Firstly, without thinking of the actual experiments with computers themselves, we adults have a great deal to learn from children. Something I have noticed when trying to help adults learn to use social media and other internet tools, is that to learn how to use them, you have to play with them. This is very counter-intuitive for many adults – it doesn’t feel like working and it doesn’t feel like learning (I wonder when we ‘learnt’ that playing isn’t work or learning? – that’s a whole phd there!). Just clicking on something to see what it will do does not come naturally to lots of people. This is probably because computers used to panic when you did things like that – we can all remember the days of odd system alerts like ‘syntax error’ and then the blue screen of death. Children don’t have this fear – we have all seen tiny kids grab a smartphone and use it better than we can. My nephew does it with my iPhone every time I see him – he’ll come to me with a voice recording he’s made and then distorted where I didn’t even know it did that!

You often hear people talking about the importance in early education of learning through play. Well I think that we need to reintroduce that concept to lifelong learning.

“I don’t know”

I think the phrase ‘I don’t know’ is a really important one for teachers and trainers to say. Again, this doesn’t come naturally to most of us. As the teacher, we’re supposed to be the ‘expert’, yet how many times can you remember not learning very much from someone who’s a so-called expert? The best teachers are those who bring the learning out, coaxing learners into working it out for themselves.

Recently I was showing some colleagues how to use this website www.issuu.com. At one point someone said ‘what does that bit do?’ I just said ‘I don’t know, let’s find out’ and we figured it out together. Afterwards a friend came up to me and said ‘that’s what I like about your training Bryony, you don’t intimidate us because you make it clear that you don’t know everything’.

Socrates is widely regarded as one of the best teachers who ever lived. He is quoted as saying: ‘all I know is that I know nothing’ (Republic, 354b).

We should all be grandmothers to each other

SupergranIn Professor Mitra’s research he found that introducing the ‘grandmother’ figure – a friendly but not knowledgeable mentor – for the children improved their learning. As teachers and trainers of adults we should perhaps see ourselves as more taking that role.

We don’t need someone who is ‘superior’ and who knows loads more than us. What we all need is some gentle encouragement. Often, all we need is a nudge in a certain direction and we are introduced to a whole new world we knew nothing about. I remember when I joined Facebook back in 2007. I said to my friend Helena, who was telling me to join, ‘I’m already on MySpace, I don’t need to join’, but she encouraged me to try it out and now I would say that Facebook has largely improved my quality of life. I’ve been able to keep in touch with friends I haven’t seen for years, family who live abroad and even with friends who live in the same town that I just don’t see much. I met up with a friend at the weekend that I haven’t seen for years, but because of our connection on Facebook we were both fully up to date with each other’s lives!

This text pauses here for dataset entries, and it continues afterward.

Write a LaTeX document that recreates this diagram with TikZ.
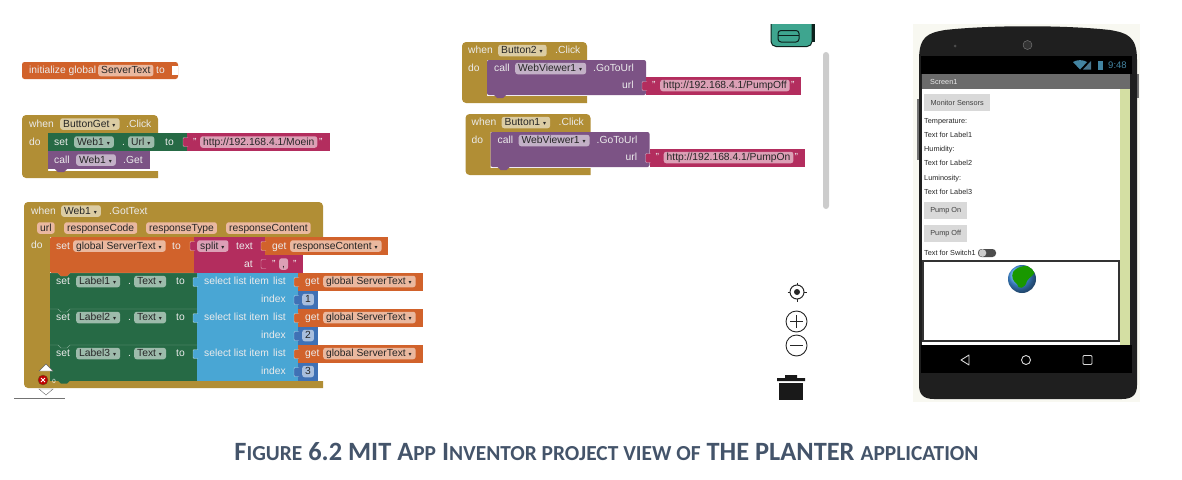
\documentclass[tikz,border=0pt]{standalone}
\usepackage{fontspec}
\setmainfont{Liberation Sans}
\newfontfamily\symfont{DejaVu Sans}
\newfontfamily\capfont{Carlito}
\definecolor{bgold}{HTML}{B18E35}
\definecolor{borange}{HTML}{D1622B}
\definecolor{bgreen}{HTML}{266A45}
\definecolor{bpurple}{HTML}{7C5385}
\definecolor{bpink}{HTML}{B32D5E}
\definecolor{bblue}{HTML}{49A6D4}
\definecolor{bnum}{HTML}{3F71B5}
\definecolor{bteal}{HTML}{3EA58F}
\definecolor{capcol}{HTML}{44546A}
\definecolor{pstrip}{HTML}{D4DFA3}
\definecolor{pback}{HTML}{F8F8F1}
\newcommand{\dd}{{\symfont\fontsize{6}{6}\selectfont\ \,▾\,}}
\newcommand{\sm}[1]{{\fontsize{21.4}{21.4}\selectfont #1}}
% event block: x1 x2 strip y1 y2 y3 y4
\newcommand{\hatblk}[7]{\fill[bgold, rounded corners=4pt] (#2,#7) -- (#1,#7) -- (#1,#4) -- (#2,#4) [sharp corners] -- (#2,#5) -- (#3,#5) -- (#3,#6) -- (#2,#6) -- cycle;}
\newcommand{\tabin}[3]{\draw[white, draw opacity=0.6, line width=0.4pt, fill=#3, rounded corners=1pt] (#1+1,#2-4.5) -- (#1-4,#2-4.5) -- (#1-4,#2+4.5) -- (#1+1,#2+4.5);}
\newcommand{\bump}[3]{\fill[#3] (#1,#2) -- (#1+3,#2+3) -- (#1+9,#2+3) -- (#1+12,#2) -- cycle;}
\begin{document}
\begin{tikzpicture}[x=1pt, y=-1pt, every node/.style={font=\fontsize{10.3}{12}\selectfont}]
    \tikzset{wt/.style={anchor=west, inner sep=0pt, text height=8.5pt, text depth=2pt, text=white!92!black},
        fld/.style={anchor=west, inner xsep=3pt, inner ysep=0.5pt, text height=8.5pt, text depth=2pt, rounded corners=2.5pt, fill=white, fill opacity=0.55, text opacity=1, text=black!85},
        parm/.style={fld, fill=borange!45!white, fill opacity=1},
        phtxt/.style={anchor=west, inner sep=0pt, text height=5.5pt, text depth=1.5pt, font=\fontsize{7.3}{9}\selectfont, text=black!85},
        phbtn/.style={anchor=west, inner sep=0pt, minimum height=17pt, fill=black!15, font=\fontsize{7.3}{9}\selectfont, text=black!75}}
    \useasboundingbox (0,0) rectangle (1182,479);
    % initialize global
    \fill[borange, rounded corners=2.5pt] (22,62) rectangle (178,79);
    \fill[white] (172,66) rectangle (178,75);
    \node[wt] (inittxt) at (29,70.5) {initialize global};
    \node[fld] (initvar) at (98,70.5) {ServerText};
    \node[wt] (initto) at (156,70.5) {to};
    % ButtonGet
    \hatblk{22}{158}{48}{115}{133}{171}{178}
    \fill[bpurple] (48,151) rectangle (150,169);
    \bump{55}{169}{bpurple}
    \fill[bgreen] (48,133) rectangle (187,151);
    \fill[bpink] (187,133) rectangle (330,151);
    \tabin{187}{142}{bpink}
    \node[wt] (gwhen) at (29,124) {when};
    \node[fld] (gbtn) at (60,124) {ButtonGet\dd};
    \node[wt] (gclick) at (126,124) {.Click};
    \node[wt] (gdo) at (29,142) {do};
    \node[wt] (gset) at (54,142) {set};
    \node[fld] (gweb) at (74,142) {Web1\dd};
    \node[wt] (gdot) at (122,142) {.};
    \node[fld] (gurl) at (128,142) {Url\dd};
    \node[wt] (gto) at (165,142) {to};
    \node[wt] (gql) at (193,142) {"};
    \node[fld] (gstr) at (200,142) {http://192.168.4.1/Moein};
    \node[wt] (gqr) at (319,142) {"};
    \node[wt] (gcall) at (54,160) {call};
    \node[fld] (gweb2) at (76,160) {Web1\dd};
    \node[wt] (gget) at (123,160) {.Get};
    % GotText
    \hatblk{24}{323}{50}{202}{237}{381}{388}
    \node[wt] (twhen) at (31,211) {when};
    \node[fld] (tweb) at (61,211) {Web1\dd};
    \node[wt] (tgot) at (109,211) {.GotText};
    \node[parm] (purl) at (37,228) {url};
    \node[parm] (pcode) at (64,228) {responseCode};
    \node[parm] (ptype) at (146,228) {responseType};
    \node[parm] (pcont) at (226,228) {responseContent};
    \node[wt] (tdo) at (31,245) {do};
    \fill[borange, rounded corners=1.5pt] (50,237) rectangle (198,273);
    \fill[bpink] (194,237) rectangle (265,273);
    \fill[borange] (265,237) rectangle (388,255);
    \fill[bpink] (265,255) rectangle (303,273);
    \tabin{194}{246}{bpink}
    \tabin{265}{246}{borange}
    \tabin{265}{264}{bpink}
    \node[wt] (sset) at (56,246) {set};
    \node[fld] (svar) at (73,246) {global ServerText\dd};
    \node[wt] (sto) at (172,246) {to};
    \node[fld] (ssplit) at (197,246) {split\dd};
    \node[wt] (stext) at (236,246) {text};
    \node[wt] (sat) at (244,264) {at};
    \node[wt] (sget) at (272,246) {get};
    \node[fld] (scont) at (290,246) {responseContent\dd};
    \node[wt] (sql) at (272,264) {"};
    \node[fld] (scomma) at (279,264) {,};
    \node[wt] (sqr) at (293,264) {"};
    \foreach \i/\y in {1/273, 2/309, 3/345} {
        \fill[bgreen] (50,\y) rectangle (197,\y+35.5);
        \fill[bblue] (197,\y) rectangle (298,\y+35.5);
        \fill[bnum] (298,\y+18) rectangle (318,\y+35.5);
        \fill[borange] (298,\y) rectangle (423,\y+17.5);
        \draw[white, opacity=0.4, line width=0.4pt] (50,\y) -- (58,\y) -- (61,\y+3) -- (67,\y+3) -- (70,\y) -- (197,\y);
        \tabin{197}{\y+9}{bblue}
        \tabin{298}{\y+9}{borange}
        \tabin{298}{\y+27}{bnum}
        \node[wt] (lset\i) at (56,\y+8.5) {set};
        \node[fld] (lab\i) at (76,\y+8.5) {Label\i\dd};
        \node[wt] (ldot\i) at (128,\y+8.5) {.};
        \node[fld] (ltxt\i) at (134,\y+8.5) {Text\dd};
        \node[wt] (lto\i) at (176,\y+8.5) {to};
        \node[wt] (lsel\i) at (204,\y+8.5) {select list item};
        \node[wt] (llist\i) at (273,\y+8.5) {list};
        \node[wt] (lidx\i) at (261,\y+26.5) {index};
        \node[wt] (lget\i) at (305,\y+8.5) {get};
        \node[fld] (lvar\i) at (323,\y+8.5) {global ServerText\dd};
        \node[fld] (lnum\i) at (302,\y+26.5) {\i};
    }
    \bump{58}{273}{borange}
    \bump{58}{380.5}{bgreen}
    % error marks
    \draw[black!60, fill=white] (39,371) -- (46,364) -- (53,371) -- cycle;
    \draw[black!60, fill=white] (39,389) -- (46,395) -- (53,389) -- cycle;
    \fill[bgold] (36,374) rectangle (50,386);
    \draw[bgold!60!black, fill=red!75!black] (43,380) circle (5);
    \draw[white, line width=1pt] (41,378) -- (45,382) (45,378) -- (41,382);
    \node[inner sep=0pt, font=\fontsize{6}{6}\selectfont, text=white] (errnum) at (54,381) {0};
    \draw[black!55] (14,398) -- (65,398);
    % Button2 / Button1
    \foreach \nm/\dx/\dy/\pg in {2/0/0/PumpOff, 1/3.5/72/PumpOn} {
        \begin{scope}[shift={(\dx,\dy)}]
            \hatblk{462}{587}{487}{42}{60}{96}{103}
            \fill[bpurple, rounded corners=2pt] (487,60) rectangle (646,95);
            \bump{494}{95}{bpurple}
            \fill[bpink] (646,77) rectangle (801,95);
            \tabin{646}{86}{bpink}
            \node[wt] (bwhen\nm) at (468,50.5) {when};
            \node[fld] (bbtn\nm) at (498,50.5) {Button\nm\dd};
            \node[wt] (bclick\nm) at (555,50.5) {.Click};
            \node[wt] (bdo\nm) at (468,68) {do};
            \node[wt] (bcall\nm) at (494,68.5) {call};
            \node[fld] (bview\nm) at (515,68.5) {WebViewer1\dd};
            \node[wt] (bgo\nm) at (593,68.5) {.GoToUrl};
            \node[wt] (burl\nm) at (622,85.5) {url};
            \node[wt] (bql\nm) at (652,85.5) {"};
            \node[fld] (bstr\nm) at (660,85.5) {http://192.168.4.1/\pg};
            \node[wt] (bqr\nm) at (791,85.5) {"};
        \end{scope}
    }
    % backpack, scroll bar, zoom icons, trash
    \begin{scope}
        \clip (760,24) rectangle (820,50);
        \draw[black!80!bteal, line width=1pt, fill=bteal, rounded corners=5pt] (771,14) rectangle (812,46.5);
        \fill[black!80!bteal] (812,20) rectangle (815,42);
        \draw[black!80!bteal, line width=1pt, rounded corners=3pt] (778,30.5) rectangle (799,42);
        \draw[black!80!bteal, line width=0.8pt] (778,35) -- (799,35);
    \end{scope}
    \fill[black!20, rounded corners=3pt] (823,52) rectangle (829,209);
    \draw[black!85, line width=1pt] (797,292) circle (7);
    \fill[black!85] (797,292) circle (3);
    \draw[black!85, line width=1pt] (797,282.5) -- (797,285) (797,299) -- (797,301.5) (787.5,292) -- (790,292) (804,292) -- (806.5,292);
    \draw[black!85, line width=0.9pt] (796.5,321.5) circle (10.5);
    \draw[black!85, line width=1pt] (790,321.5) -- (803,321.5) (796.5,315) -- (796.5,328);
    \draw[black!85, line width=0.9pt] (796.5,345.5) circle (10.5);
    \draw[black!85, line width=1pt] (790,345.5) -- (803,345.5);
    \fill[black!90] (777,378) -- (785,378) -- (785,375) -- (797,375) -- (797,378) -- (805,378) -- (805,381) -- (777,381) -- cycle;
    \fill[black!90] (779,383) rectangle (803,400);
    % phone
    \fill[pback] (913,24) rectangle (1140,402);
    \fill[black!55] (1136,74) rectangle (1139,98);
    \fill[black!55] (917,99) rectangle (920,160);
    \fill[black!88] (919,60) .. controls (919,36) and (928,33) .. (945,30) .. controls (990,25) and (1065,25) .. (1110,30) .. controls (1127,33) and (1137,36) .. (1137,60) -- (1137,385) .. controls (1137,395) and (1132,399) .. (1122,399) -- (934,399) .. controls (924,399) and (919,395) .. (919,385) -- cycle;
    \fill[black] (921,56) rectangle (1132,74);
    \fill[black!58] (922,74) rectangle (1130,89);
    \fill[white] (922,89) rectangle (1120,345);
    \fill[pstrip] (1120,89) rectangle (1130,345);
    \fill[black!70] (955,46) circle (1.5);
    \draw[black!50, fill=black!80] (1027.5,45) circle (4.5);
    \fill[cyan!60!black] (1073,62) .. controls (1077,59.5) and (1083,59.5) .. (1087,62) -- (1080,69.5) -- cycle;
    \fill[cyan!50!black] (1083,69.5) -- (1091,61) -- (1091,69.5) -- cycle;
    \fill[cyan!60!black] (1098,61) rectangle (1103,69.5);
    \node[wt, text=cyan!60!black, font=\fontsize{9.5}{10}\selectfont] (ptime) at (1108,65) {9:48};
    \node[wt, font=\fontsize{7.3}{9}\selectfont] (pscreen) at (930,81) {Screen1};
    \node[phbtn, minimum width=66pt] (pmon) at (924,102.5) {Monitor Sensors};
    \node[phtxt] (ptemp) at (924,121) {Temperature:};
    \node[phtxt] (plab1) at (924,135) {Text for Label1};
    \node[phtxt] (phum) at (924,149) {Humidity:};
    \node[phtxt] (plab2) at (924,163.5) {Text for Label2};
    \node[phtxt] (plum) at (924,178) {Luminosity:};
    \node[phtxt] (plab3) at (924,192) {Text for Label3};
    \node[phbtn, minimum width=43pt] (pon) at (924,210.5) {Pump On};
    \node[phbtn, minimum width=43pt] (poff) at (924,233.5) {Pump Off};
    \node[phtxt] (psw) at (924,253) {Text for Switch1};
    \fill[black!70, rounded corners=3.5pt] (978,249) rectangle (996,257);
    \fill[black!20] (982.5,253) circle (3.8);
    \draw[black!80, line width=1.1pt, fill=white] (923,261) rectangle (1119,341);
    \shade[ball color=cyan!50!blue!70!white] (1022,279) circle (14);
    \begin{scope}
        \clip (1022,279) circle (14);
        \fill[green!55!black!90!yellow] (1013,272) .. controls (1018,265) and (1030,264) .. (1036,270) .. controls (1033,277) and (1030,276) .. (1027,281) .. controls (1025,289) and (1018,290) .. (1017,284) .. controls (1013,281) and (1011,277) .. (1013,272) -- cycle;
    \end{scope}
    \fill[black] (921,345) rectangle (1132,373);
    \draw[white!85!black, line width=0.9pt, line join=round] (969,355) -- (961,360) -- (969,365) -- cycle;
    \draw[white!85!black, line width=0.9pt] (1026,360) circle (4.5);
    \draw[white!85!black, line width=0.9pt, rounded corners=1pt] (1083,355.5) rectangle (1092,364.5);
    % caption
    \node[font=\capfont\bfseries\fontsize{26.4}{28}\selectfont, text=capcol, inner sep=0pt] (caption) at (606.5,452) {F\sm{IGURE} 6.2 MIT A\sm{PP} I\sm{NVENTOR PROJECT VIEW OF} THE PLANTER \sm{APPLICATION}};
\end{tikzpicture}
\end{document}
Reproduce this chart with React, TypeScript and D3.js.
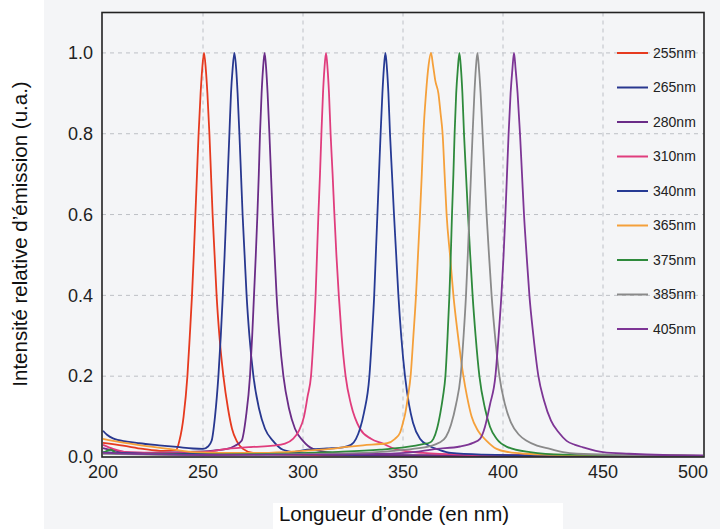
import React from "react";
import * as d3 from "d3";

type Pt = [number, number];

const xTicks = [200, 250, 300, 350, 400, 450, 500];
const yTicks = [0.0, 0.2, 0.4, 0.6, 0.8, 1.0];
const seriesNames = ["255nm", "265nm", "280nm", "310nm", "340nm", "365nm", "375nm", "385nm", "405nm"];
const seriesColors = ["#e63a1f", "#28378f", "#6a2c87", "#e03d7d", "#263a94", "#f5a03a", "#2e8a3c", "#8a8a8a", "#7d3595"];

const s255: Pt[] = [[200,0.035],[210,0.028],[220,0.02],[230,0.015],[236.5,0.017],[238.2,0.04],[240.3,0.1],[242.2,0.2],[243.4,0.3],[244.5,0.4],[245.4,0.5],[246.2,0.6],[247,0.7],[247.8,0.8],[248.8,0.9],[249.6,0.96],[250.5,1.0],[251.4,0.96],[252.2,0.9],[253.2,0.8],[254,0.7],[254.8,0.6],[255.8,0.5],[256.8,0.4],[258.2,0.3],[260.2,0.2],[262.5,0.12],[264.5,0.07],[266.8,0.04],[270,0.02],[275,0.01],[290,0.006],[320,0.004],[500,0.003]];
const s265: Pt[] = [[200,0.065],[202,0.055],[205,0.046],[212,0.038],[218,0.034],[228,0.029],[237,0.025],[245,0.021],[250,0.02],[252.5,0.026],[254.3,0.04],[256,0.1],[257.7,0.2],[258.9,0.3],[259.9,0.4],[260.8,0.5],[261.6,0.6],[262.4,0.7],[263.2,0.8],[264,0.9],[264.8,0.96],[265.7,1.0],[266.6,0.96],[267.3,0.9],[268.2,0.8],[269,0.7],[269.8,0.6],[270.8,0.5],[271.8,0.4],[273.2,0.3],[275.2,0.2],[278,0.12],[281,0.07],[285,0.04],[290,0.018],[298,0.01],[310,0.006],[340,0.004],[500,0.003]];
const s280: Pt[] = [[200,0.022],[208,0.014],[220,0.01],[240,0.012],[255,0.016],[262,0.02],[266,0.028],[269.3,0.04],[271.5,0.1],[273.5,0.2],[274.6,0.3],[275.5,0.4],[276.4,0.5],[277.2,0.6],[277.9,0.7],[278.5,0.8],[279.3,0.9],[280,0.96],[280.8,1.0],[281.6,0.96],[282.3,0.9],[283.2,0.8],[284,0.7],[284.8,0.6],[285.8,0.5],[286.8,0.4],[288.2,0.3],[290.2,0.2],[293,0.12],[296,0.07],[300,0.04],[305,0.02],[315,0.01],[330,0.006],[360,0.004],[500,0.003]];
const s310: Pt[] = [[200,0.03],[205,0.02],[212,0.012],[230,0.01],[250,0.012],[262,0.02],[275,0.025],[285,0.028],[291,0.033],[295,0.045],[298,0.065],[300.5,0.1],[302.3,0.15],[304,0.2],[305.3,0.3],[306.3,0.4],[307,0.5],[307.7,0.6],[308.5,0.7],[309.2,0.8],[310,0.9],[310.7,0.96],[311.5,1.0],[312.3,0.96],[313,0.9],[313.8,0.8],[314.8,0.7],[315.7,0.6],[316.7,0.5],[317.9,0.4],[319.3,0.3],[321.3,0.2],[324,0.13],[328.5,0.07],[334,0.045],[340,0.033],[346,0.02],[360,0.01],[380,0.006],[420,0.004],[500,0.003]];
const s340: Pt[] = [[200,0.012],[230,0.008],[280,0.008],[295,0.012],[302,0.018],[312,0.021],[320,0.024],[324,0.03],[326.5,0.045],[328.5,0.07],[330.5,0.11],[333.2,0.2],[334.5,0.3],[335.6,0.4],[336.4,0.5],[337.2,0.6],[338,0.7],[338.8,0.8],[339.7,0.9],[340.4,0.96],[341.2,1.0],[342,0.96],[342.7,0.9],[343.5,0.8],[344.5,0.7],[345.5,0.6],[346.6,0.5],[347.7,0.4],[349.1,0.3],[351,0.2],[353,0.13],[355,0.085],[358.5,0.045],[363,0.028],[368,0.018],[374,0.01],[390,0.006],[420,0.004],[500,0.003]];
const s365: Pt[] = [[200,0.045],[205,0.04],[215,0.032],[225,0.025],[233,0.02],[245,0.012],[260,0.01],[280,0.01],[300,0.015],[313.5,0.02],[322,0.025],[330,0.029],[342,0.034],[346,0.045],[348.5,0.06],[350,0.085],[351.2,0.11],[352.5,0.15],[353.8,0.2],[355.2,0.3],[356.5,0.4],[357.5,0.5],[358.5,0.6],[359.4,0.7],[360.2,0.8],[361.5,0.9],[362.8,0.97],[364,1.0],[365,0.97],[366.2,0.93],[367.7,0.9],[368.8,0.85],[369.8,0.8],[370.8,0.7],[371.8,0.6],[373.5,0.5],[375.2,0.4],[377.5,0.3],[380.2,0.2],[382,0.15],[384.3,0.1],[387.5,0.065],[391.8,0.04],[396.8,0.02],[403,0.012],[411.8,0.008],[430,0.005],[500,0.003]];
const s375: Pt[] = [[200,0.01],[204,0.018],[207,0.008],[250,0.006],[290,0.008],[313.5,0.012],[338.5,0.018],[352,0.025],[360,0.032],[363.5,0.036],[365.2,0.045],[367,0.07],[368.7,0.11],[370,0.15],[371.2,0.2],[372.3,0.3],[373.2,0.4],[373.9,0.5],[374.5,0.6],[375.2,0.7],[375.8,0.8],[376.6,0.9],[377.4,0.96],[378.2,1.0],[379,0.96],[379.7,0.9],[380.5,0.8],[381.5,0.7],[382.5,0.6],[383.6,0.5],[384.8,0.4],[386.3,0.3],[388.2,0.2],[391,0.12],[393.5,0.075],[396.8,0.045],[402,0.025],[413.5,0.012],[430,0.006],[500,0.003]];
const s385: Pt[] = [[200,0.008],[250,0.005],[300,0.007],[330,0.01],[345,0.015],[355,0.02],[363.5,0.027],[368,0.035],[371.5,0.05],[374,0.08],[376.5,0.13],[378.8,0.2],[380.3,0.3],[381.5,0.4],[382.4,0.5],[383.2,0.6],[384,0.7],[384.8,0.8],[385.7,0.9],[386.4,0.96],[387.2,1.0],[388,0.96],[388.8,0.9],[389.8,0.8],[390.8,0.7],[391.8,0.6],[393,0.5],[394.3,0.4],[396,0.3],[398.2,0.2],[401,0.13],[404,0.085],[408,0.055],[411.8,0.04],[417,0.028],[423.5,0.02],[430,0.012],[437,0.008],[460,0.005],[500,0.003]];
const s405: Pt[] = [[200,0.01],[250,0.005],[320,0.006],[351,0.01],[366.8,0.02],[378.5,0.026],[385,0.035],[388.5,0.045],[391,0.075],[393.5,0.13],[396.2,0.2],[397.8,0.3],[399.2,0.4],[400.3,0.5],[401.2,0.6],[402,0.7],[402.8,0.8],[403.8,0.9],[404.7,0.96],[405.5,1.0],[406.3,0.96],[407.3,0.9],[408.5,0.8],[409.5,0.7],[410.5,0.6],[411.8,0.5],[413.2,0.4],[415.2,0.3],[417.7,0.2],[420.5,0.14],[424,0.09],[428,0.06],[431.8,0.04],[436,0.03],[440,0.024],[450,0.012],[463,0.008],[480,0.005],[500,0.004]];

const seriesData: Pt[][] = [s255, s265, s280, s310, s340, s365, s375, s385, s405];

const W = 720;
const H = 529;
const left = 102;
const right = 704;
const top = 12.5;
const bottom = 457;

export default function App() {
  const x = d3.scaleLinear().domain([200, 500]).range([103, 703]);
  const y = d3.scaleLinear().domain([0, 1.1]).range([bottom, top]);
  const line = d3
    .line<Pt>()
    .x((d) => x(d[0]))
    .y((d) => y(d[1]))
    .curve(d3.curveMonotoneX);

  const font = "Arial, 'Liberation Sans', Helvetica, sans-serif";
  const legendY = d3.scaleLinear().domain([0, 8]).range([53, 329]);

  return (
    <svg
      width={W}
      height={H}
      style={{ position: "absolute", left: 0, top: 0, display: "block" }}
      fontFamily={font}
    >
      <rect x={0} y={0} width={W} height={H} fill="#f4f5f7" />
      <rect x={0} y={0} width={44} height={H} fill="#ffffff" />
      <rect x={273} y={503} width={290} height={26} fill="#ffffff" />
      <defs>
        <clipPath id="plotclip">
          <rect x={left} y={top} width={right - left} height={bottom - top} />
        </clipPath>
      </defs>
      {/* gridlines */}
      <g stroke="#bdc0c6" strokeWidth={1} strokeDasharray="4,4">
        {xTicks.slice(1, -1).map((t) => (
          <line key={"gx" + t} x1={x(t)} x2={x(t)} y1={top} y2={bottom} />
        ))}
        {yTicks.slice(1).map((t) => (
          <line key={"gy" + t} x1={left} x2={right} y1={y(t)} y2={y(t)} />
        ))}
      </g>
      {/* series */}
      <g clipPath="url(#plotclip)" fill="none" strokeWidth={1.8} strokeLinejoin="round">
        {seriesData.map((d, i) => (
          <path key={seriesNames[i]} d={line(d) || ""} stroke={seriesColors[i]} />
        ))}
      </g>
      {/* frame */}
      <rect x={left} y={top} width={right - left} height={bottom - top} fill="none" stroke="#222" strokeWidth={1.6} />
      {/* y tick labels */}
      {yTicks.map((t) => (
        <text key={"yt" + t} x={93} y={y(t)} dy="0.35em" textAnchor="end" fontSize={18} fill="#222">
          {d3.format(".1f")(t)}
        </text>
      ))}
      {/* x tick labels */}
      {xTicks.map((t, i) => (
        <text
          key={"xt" + t}
          x={i === xTicks.length - 1 ? x(t) + 5 : x(t)}
          y={478}
          textAnchor={i === xTicks.length - 1 ? "end" : "middle"}
          fontSize={18}
          fill="#222"
        >
          {t}
        </text>
      ))}
      {/* legend */}
      {seriesNames.map((n, i) => (
        <g key={"lg" + n}>
          <line x1={617} x2={648} y1={legendY(i)} y2={legendY(i)} stroke={seriesColors[i]} strokeWidth={2} />
          <text x={653} y={legendY(i)} dy="0.35em" fontSize={14} fill="#222">
            {n}
          </text>
        </g>
      ))}
      {/* axis titles */}
      <text x={394} y={521} textAnchor="middle" fontSize={20.5} fill="#111">
        Longueur d’onde (en nm)
      </text>
      <text
        transform={`translate(27,${234}) rotate(-90)`}
        textAnchor="middle"
        fontSize={20.5}
        fill="#111"
      >
        Intensité relative d’émission (u.a.)
      </text>
    </svg>
  );
}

I consider my training a success if someone says ‘I’m going to give it a try’ – that’s all it needs, just a willingness to try something out. One of my current mantras is ‘what’s the worst that could happen?’

“There’s no such word as can’t”

Picture of Girl Guides from the early 20th CenturyThis is something I’ve learnt being involved in the Girl Guides. My leaders used to say ‘there’s no such word as can’t’ to me when I was a Guide whenever I protested that I couldn’t do something and I find myself saying it all the time to my Guides. The funny thing is that I think it’s alright for me to say it to children and teenagers but I would feel really uncomfortable saying it to an adult. Why is that? Why do we lose our ‘can do’ attitude the older we get? Cynicism is so dangerous to creating a positive learning environment. It’s corrosive. It’s no wonder that Barack Obama won his election on the phrase ‘Yes we can!’

I’m sure there’s lots more I could say, and I am still digesting what I watched on the video. I would really recommend watching it – it would be an hour well spent. It’s especially good to challenge the cynical voice in your head about what’s possible.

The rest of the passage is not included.